Disgraced Peruvian army lieutenant Wilmer Eduardo Delgado Ruiz has been sentenced to eight years in prison for facilitating drug trafficking in 2015, after slipping through the net for various corruption charges.
El Comercio reported that Delgado was working in the VRAEM area of Peru, also known as Peru’s cocaine valley, at a counter-terrorism base. He was found responsible for facilitating the use of aircraft landing sites dedicated to drug trafficking and receiving bribes for each aircraft that passed through.
Over two years after he was first caught, a judge ruled that he had enough proof to put him in prison, with evidence from phone tapping and multiple testimonials from witnesses. They also managed to confirm the existence of a secret bank account which demonstrated the existence of deposits and bank transfers from criminal organisations.
Also sentenced were brothers Hugo and Seonibio Salazar Lápiz, who were sentenced to six years for being in charge of the administration and preparation of the landing areas for the drug trafficking aircraft.

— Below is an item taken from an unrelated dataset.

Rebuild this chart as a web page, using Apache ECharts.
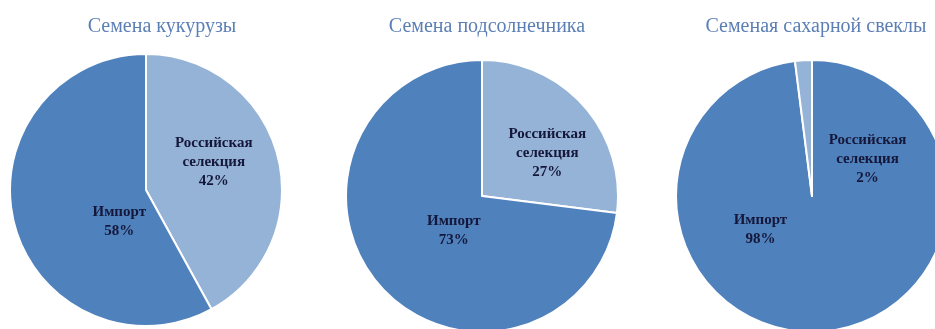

La Republica, who reported the case in 2015 when Delgado was first arrested, noted that he had previously worked in the VRAEM area in 2007 where he had acted suspiciously. His soldiers reported that he had been spending a lot of time with the villagers where there were supposedly drug traffickers, and disappeared in a helicopter with no previous warning.
“He received a rigorous sanction, which affected his promotion,” military sources told La Republica. “However, after a bureaucratic trial in the Ministry of Defence, he came back to VRAEM. It was a surprise for everyone to see him again.”
In 2015, the Associated Press published an article exposing the ease with which traffickers could move drugs in and out of the valley, and reported that there were an average of four or five planes a day. Military sources that spoke to the news source explained that corruption was rife in the area, and as it could be so profitable to work there, many people asked to go. Delgado was accused of received $1000 for each plane that came through, but sources suggest that some military officers received up to $10,000 for a single flight.
An accused drug-trafficking pilot was reported in another Associated Press article saying that no plane travelled without at least half a million dollars to pay for the cocaine and the bribes.
Wilson Barrantes, a retired army general who had previously complained about corruption in the army, told the AP that giving the armed forces control over the VRAEM area was “like putting four street dogs to guard a plate of beefsteak.”
The AP reported in 2015 when Delgado was caught that he could be sentenced to up to 35 years in prison for aggravated drug trafficking, but despite the evidence against him, this has been limited to just eight years.
This case is yet another in a long line of Peruvian army corruption cases, as receiving bribes or ‘cupos’ can form a regular part of the job. The military organisation cannot compete with $10,000 bribes, and will struggle to fight against corruption when superiors such as Delgado can get away with it for so long.